Pihak Protestan menyebut 7 kitab tambahan yang digunakan Katolik sebagai apokrip, sedangkan Martin Luther walaupun tidak secara terbuka menolak keotentikan beberapa surat dalam Perjanjian Baru, kadang ia menempatkan beberapa surat dalam derajat yang rendah dibandingkan dengan surat lainnya. Seperti Marcion, ia menempatkan surat–surat Paulus dalam derajat utama dan harus dianggap sebagai sumber keterangan utama mengenai ajaran Kristen. Surat lainnya seperti Yudas, Yakobus, dan Petrus (Catholic Epistles) ia tempatkan pada derajat yang lebih rendah karena menyiratkan pertentangan terhadap ajaran Paulus.
Hingga kini dapat kita simpulkan bahwa canonisasi Perjanjian Baru tidak pernah didasarkan atas pertimbangan literal atau historis, melainkan lebih atas dasar konsensus di antara gereja-gereja masa lampau. Akibatnya seperti yang bisa ditemukan saat ini, berupa banyaknya kontradiksi ditemukan di antara kita-kitab Perjanjian Baru. Martin Luther yang menyadari adanya pertentangan ajaran Paulus dalam beberapa surat akhirnya harus menempatkan beberapa surat dalam derajat yang berbeda. Belum lagi dengan ditemukannya berbagai keraguan atas keotentikan kitab-kitab tertentu di abad pasca-pencerahan yang menambah keraguan terhadap kredibilitas para Bapak Gereja awal dalam memproses canonisasi Perjanjian Baru.

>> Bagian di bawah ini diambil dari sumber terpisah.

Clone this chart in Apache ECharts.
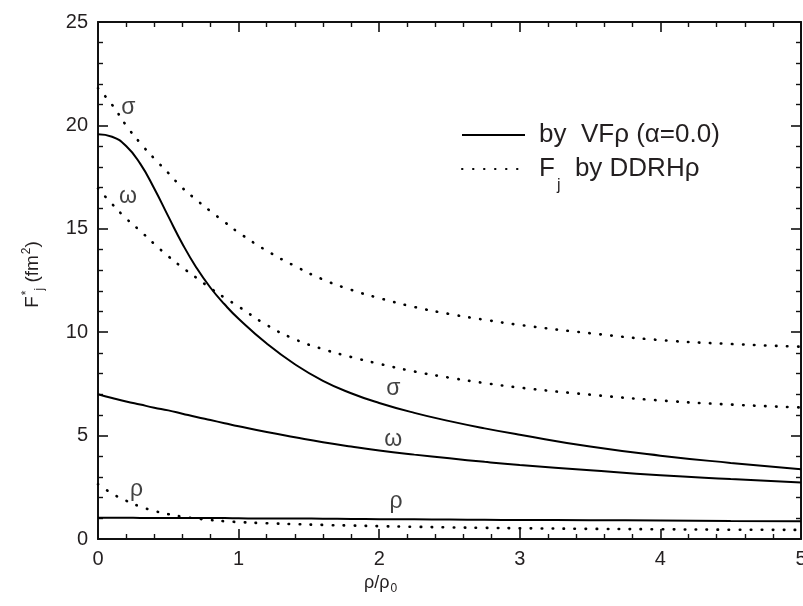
<!DOCTYPE html>
<html>
<head>
<meta charset="utf-8">
<script src="https://cdn.jsdelivr.net/npm/echarts@6/dist/echarts.min.js"></script>
<style>
html,body{margin:0;padding:0;background:#fff;}
#chart{width:803px;height:606px;}
</style>
</head>
<body>
<div id="chart"></div>
<script>
// x = rho/rho0
const xs = [0,0.1,0.2,0.3,0.4,0.5,0.6,0.7,0.8,0.9,1.0,1.2,1.4,1.6,1.8,2.0,2.25,2.5,2.75,3.0,3.5,4.0,4.5,5.0];
// solid: by VF rho (alpha = 0.0)
const sigmaVF = [19.57,19.45,19.0,18.15,16.95,15.6,14.28,13.12,12.15,11.35,10.65,9.45,8.45,7.65,7.05,6.58,6.1,5.7,5.35,5.04,4.47,4.03,3.68,3.37];
const omegaVF = [7.0,6.82,6.65,6.5,6.35,6.22,6.06,5.9,5.75,5.6,5.45,5.17,4.92,4.68,4.47,4.28,4.08,3.9,3.73,3.58,3.32,3.08,2.9,2.73];
const rhoVF   = [1.03,1.03,1.03,1.02,1.02,1.02,1.02,1.01,1.01,1.01,1.0,0.99,0.99,0.98,0.97,0.96,0.95,0.94,0.93,0.92,0.91,0.89,0.87,0.86];
// dotted: F_j by DDRH rho
const sigmaDD = [21.8,21.0,20.0,19.15,18.4,17.7,16.98,16.4,15.85,15.33,14.82,13.94,13.2,12.55,12.05,11.65,11.22,10.88,10.6,10.35,9.95,9.62,9.43,9.3];
const omegaDD = [16.95,16.2,15.5,14.9,14.27,13.67,13.13,12.63,12.13,11.67,11.24,10.35,9.66,9.18,8.8,8.47,8.1,7.8,7.54,7.32,6.98,6.7,6.5,6.36];
const rhoDD   = [2.65,2.2,1.85,1.57,1.36,1.2,1.08,0.99,0.92,0.86,0.82,0.76,0.72,0.68,0.65,0.62,0.59,0.56,0.54,0.52,0.49,0.47,0.45,0.44];
// curve annotations [x, y, text]
const annotations = [[0.216,20.87,'σ'],[0.213,16.55,'ω'],[2.1,7.28,'σ'],[2.1,4.82,'ω'],[0.275,2.37,'ρ'],[2.12,1.8,'ρ']];
const legendSolid = 'by  VFρ (α=0.0)';
const legendDotted = '{a|F}{sub|j}{a|  by DDRHρ}';

const FONT = '"Liberation Sans", Arial, Helvetica, sans-serif';
const TXT = '#231f20';
const pair = arr => xs.map((x,i)=>[x,arr[i]]);

const solidStyle = {color:'#000', width:2, type:'solid'};
const dotStyle = {color:'#000', width:2.6, type:[0.5,10.5], cap:'round'};

function mkLine(name, arr, style){
  return {type:'line', name:name, data:pair(arr), symbol:'none', smooth:true,
    lineStyle:style, itemStyle:{color:'#000'}, silent:true, animation:false, z:3};
}

const axisCommon = {
  axisLine:{show:true, onZero:false, lineStyle:{color:'#111', width:2}},
  axisTick:{show:true, inside:true, length:10, lineStyle:{color:'#111', width:1.6}},
  minorTick:{show:true, splitNumber:5, length:5, lineStyle:{color:'#111', width:1.4}},
  splitLine:{show:false}, minorSplitLine:{show:false}
};

const legendCommon = {left:456, orient:'vertical', itemWidth:63, itemHeight:14, selectedMode:false,
  itemStyle:{opacity:0, borderWidth:0}};

const chart = echarts.init(document.getElementById('chart'), null, {renderer:'canvas'});
chart.setOption({
  animation:false,
  backgroundColor:'#fff',
  grid:{left:98, right:2, top:22, bottom:67, outerBoundsMode:'none', containLabel:false},
  legend:[
    Object.assign({data:['VF'], top:117,
     formatter:()=>legendSolid,
     textStyle:{fontFamily:FONT, fontSize:26, color:TXT, padding:[0,0,0,9]}}, legendCommon),
    Object.assign({data:['DDRH'], top:151,
     formatter:()=>legendDotted,
     textStyle:{fontFamily:FONT, fontSize:26, color:TXT, padding:[0,0,0,9],
       rich:{a:{fontFamily:FONT, fontSize:26, color:TXT}, sub:{fontFamily:FONT, fontSize:16, color:TXT, padding:[34,0,0,2]}}}}, legendCommon)
  ],
  xAxis:[
    Object.assign({type:'value', min:0, max:5, interval:1, position:'bottom',
      name:'{a|ρ/ρ}{sub|0}', nameLocation:'middle', nameGap:31,
      nameTextStyle:{fontFamily:FONT, color:TXT, padding:[0,138,0,0], rich:{a:{fontFamily:FONT, fontSize:18, color:TXT}, sub:{fontFamily:FONT, fontSize:12, color:TXT, padding:[12,0,0,1]}}},
      axisLabel:{fontFamily:FONT, fontSize:20, color:TXT, margin:10}}, axisCommon),
    Object.assign({type:'value', min:0, max:5, interval:1, position:'top', axisLabel:{show:false}}, axisCommon)
  ],
  yAxis:[
    Object.assign({type:'value', min:0, max:25, interval:5, position:'left',
      name:'{a|F}{sup|*}{sub|j}{a| (fm}{sup|2}{a|)}', nameLocation:'middle', nameGap:52, nameRotate:90,
      nameTextStyle:{fontFamily:FONT, color:TXT, padding:[0,0,0,12], rich:{
        a:{fontFamily:FONT, fontSize:19, color:TXT},
        sup:{fontFamily:FONT, fontSize:12, color:TXT, padding:[0,0,12,1]},
        sub:{fontFamily:FONT, fontSize:12, color:TXT, padding:[14,0,0,0]}}},
      axisLabel:{fontFamily:FONT, fontSize:20, color:TXT, margin:10}}, axisCommon),
    Object.assign({type:'value', min:0, max:25, interval:5, position:'right', axisLabel:{show:false}}, axisCommon)
  ],
  series:[
    mkLine('VF', sigmaVF, solidStyle),
    mkLine('VF', omegaVF, solidStyle),
    mkLine('VF', rhoVF, solidStyle),
    mkLine('DDRH', sigmaDD, dotStyle),
    mkLine('DDRH', omegaDD, dotStyle),
    mkLine('DDRH', rhoDD, dotStyle),
    {type:'scatter', name:'labels', data:annotations, symbolSize:0.01, itemStyle:{color:'#000'},
     silent:true, z:4,
     label:{show:true, position:'inside', formatter:p=>p.value[2], fontFamily:FONT, fontSize:23, color:'#111'}}
  ]
});
</script>
</body>
</html>
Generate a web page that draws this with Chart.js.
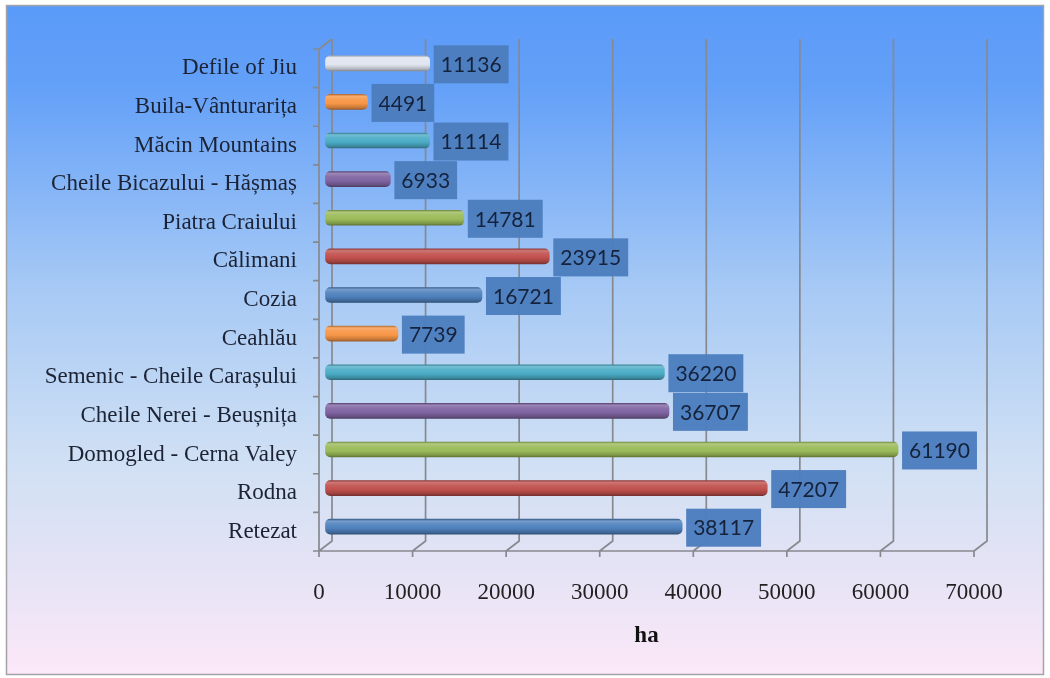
<!DOCTYPE html>
<html>
<head>
<meta charset="utf-8">
<script src="https://cdn.jsdelivr.net/npm/chart.js@4/dist/chart.umd.min.js"></script>
<style>
html,body{margin:0;padding:0;background:#fff;}
canvas{display:block;}
</style>
</head>
<body>
<canvas id="c" width="1050" height="678"></canvas>
<script>
// ---- data (top to bottom as displayed) ----
const categories = [
  "Defile of Jiu",
  "Buila-Vânturarița",
  "Măcin Mountains",
  "Cheile Bicazului - Hășmaș",
  "Piatra Craiului",
  "Călimani",
  "Cozia",
  "Ceahlău",
  "Semenic - Cheile Carașului",
  "Cheile Nerei - Beușnița",
  "Domogled - Cerna Valey",
  "Rodna",
  "Retezat"
];
const areaHa = [11136, 4491, 11114, 6933, 14781, 23915, 16721, 7739, 36220, 36707, 61190, 47207, 38117];
const barColors = ["#dfe4ef", "#f79646", "#4bacc6", "#8064a2", "#9bbb59", "#c0504d", "#4f81bd",
                   "#f79646", "#4bacc6", "#8064a2", "#9bbb59", "#c0504d", "#4f81bd"];
const xTicks = [0, 10000, 20000, 30000, 40000, 50000, 60000, 70000];
const axisTitle = "ha";

// ---- helpers ----
function hexToRgb(h){h=h.replace('#','');return [parseInt(h.substr(0,2),16),parseInt(h.substr(2,2),16),parseInt(h.substr(4,2),16)];}
function mix(h, t, amt){const c=hexToRgb(h);const m=t==='w'?255:0;return 'rgb('+c.map(v=>Math.round(v+(m-v)*amt)).join(',')+')';}

const BAR_T = 15;     // bar thickness
const DX = 13, DY = 10; // 3D depth of back wall

const bgPlugin = {
  id: 'bg',
  beforeDraw(chart){
    const ctx = chart.ctx, W = chart.width, H = chart.height;
    ctx.save();
    ctx.fillStyle = '#fff'; ctx.fillRect(0,0,W,H);
    const g = ctx.createLinearGradient(0,5,0,675);
    g.addColorStop(0, '#5a9af8');
    g.addColorStop(0.12, '#63a0f8');
    g.addColorStop(0.42, '#a6c9f5');
    g.addColorStop(0.68, '#d0e0f4');
    g.addColorStop(0.84, '#e4e3f5');
    g.addColorStop(1, '#fce8f8');
    ctx.fillStyle = g;
    ctx.fillRect(6,5,1038,670);
    ctx.strokeStyle = '#a3a3a8'; ctx.lineWidth = 1.5;
    ctx.strokeRect(6.5,5.5,1037,669);
    ctx.restore();
  }
};

const gridPlugin = {
  id: 'grid3d',
  beforeDatasetsDraw(chart){
    const ctx = chart.ctx, a = chart.chartArea, xs = chart.scales.x;
    ctx.save();
    ctx.strokeStyle = '#88898f';
    ctx.lineWidth = 1.7;
    ctx.beginPath();
    xTicks.forEach(v=>{
      const xf = xs.getPixelForValue(v);
      ctx.moveTo(xf+DX, a.top-DY); ctx.lineTo(xf+DX, a.bottom-DY);
      ctx.lineTo(xf, a.bottom);
      ctx.moveTo(xf, a.bottom); ctx.lineTo(xf, a.bottom+6);
    });
    ctx.moveTo(a.left, a.bottom); ctx.lineTo(a.right, a.bottom);
    ctx.moveTo(a.left, a.bottom); ctx.lineTo(a.left, a.top); ctx.lineTo(a.left+DX, a.top-DY);
    const n = categories.length;
    for(let i=0;i<=n;i++){
      const y = a.top + i*(a.bottom-a.top)/n;
      ctx.moveTo(a.left-6, y); ctx.lineTo(a.left, y);
    }
    ctx.stroke();
    ctx.restore();
    // shift bars to mid-depth
    ctx.save();
    ctx.translate(6.5, -5);
  },
  afterDatasetsDraw(chart){
    const ctx = chart.ctx;
    const meta = chart.getDatasetMeta(0);
    ctx.font = '21px Lato';
    ctx.textBaseline = 'middle';
    ctx.textAlign = 'left';
    meta.data.forEach((bar,i)=>{
      const txt = String(areaHa[i]);
      const w = ctx.measureText(txt).width + 14;
      const h = 38;
      const x0 = bar.x + 4;
      const y0 = bar.y + 1 - h/2;
      ctx.fillStyle = 'rgba(76,126,190,0.97)';
      ctx.fillRect(x0, y0, w, h);
      ctx.fillStyle = '#15223c';
      ctx.fillText(txt, x0+7, bar.y+2);
    });
    ctx.restore();
  }
};

new Chart(document.getElementById('c'), {
  type: 'bar',
  data: {
    labels: categories,
    datasets: [{
      data: areaHa,
      clip: false,
      barThickness: BAR_T,
      borderRadius: 5,
      borderSkipped: false,
      borderWidth: 0,
      backgroundColor: (c)=>{
        const base = barColors[c.dataIndex] || '#4f81bd';
        const ys = c.chart.scales && c.chart.scales.y;
        if(!ys || !c.chart.chartArea) return base;
        const yc = ys.getPixelForValue(c.dataIndex);
        const g = c.chart.ctx.createLinearGradient(0, yc-BAR_T/2, 0, yc+BAR_T/2);
        g.addColorStop(0, mix(base,'b',0.25));
        g.addColorStop(0.12, mix(base,'w',0.22));
        g.addColorStop(0.32, mix(base,'w',0.08));
        g.addColorStop(0.6, base);
        g.addColorStop(0.88, mix(base,'b',0.2));
        g.addColorStop(1, mix(base,'b',0.38));
        return g;
      }
    }]
  },
  options: {
    indexAxis: 'y',
    responsive: false,
    animation: false,
    layout: { padding: { left: 0, top: 49, right: 76, bottom: 0 } },
    plugins: { legend: { display: false }, tooltip: { enabled: false } },
    scales: {
      x: {
        min: 0, max: 70000,
        afterBuildTicks(s){ s.ticks = xTicks.map(v=>({value:v})); },
        grid: { display: false, drawTicks: false },
        border: { display: false },
        ticks: {
          padding: 28,
          color: '#222',
          font: { family: 'Liberation Serif', size: 23 },
          maxRotation: 0,
          callback: (v)=>String(v)
        },
        title: {
          display: true, text: axisTitle, color: '#111',
          font: { family: 'Liberation Serif', size: 23, weight: 'bold' },
          padding: { top: 0, bottom: 28 }
        },
        afterFit(s){ s.height = 127; }
      },
      y: {
        grid: { display: false, drawTicks: false },
        border: { display: false },
        ticks: {
          autoSkip: false,
          padding: 22,
          color: '#1c2335',
          font: { family: 'Liberation Serif', size: 23 }
        },
        afterFit(s){ s.width = 319; }
      }
    }
  },
  plugins: [bgPlugin, gridPlugin]
});
</script>
</body>
</html>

Beberapa naskah kuno yang selama ini diungkap bahkan seakan membuka mata kita bahwa selama ini terdapat berbagai bacaan lain di luar Perjanjian Baru yang dianggap sebagai tulisan suci oleh gereja-gereja di abad awal. Masalah hilangnya beberapa bacaan tersebut dari sejarah, kita dapat menyalahkannya pada tindakan-tindakan gereja pada masa sesudahnya yang sangat protektif.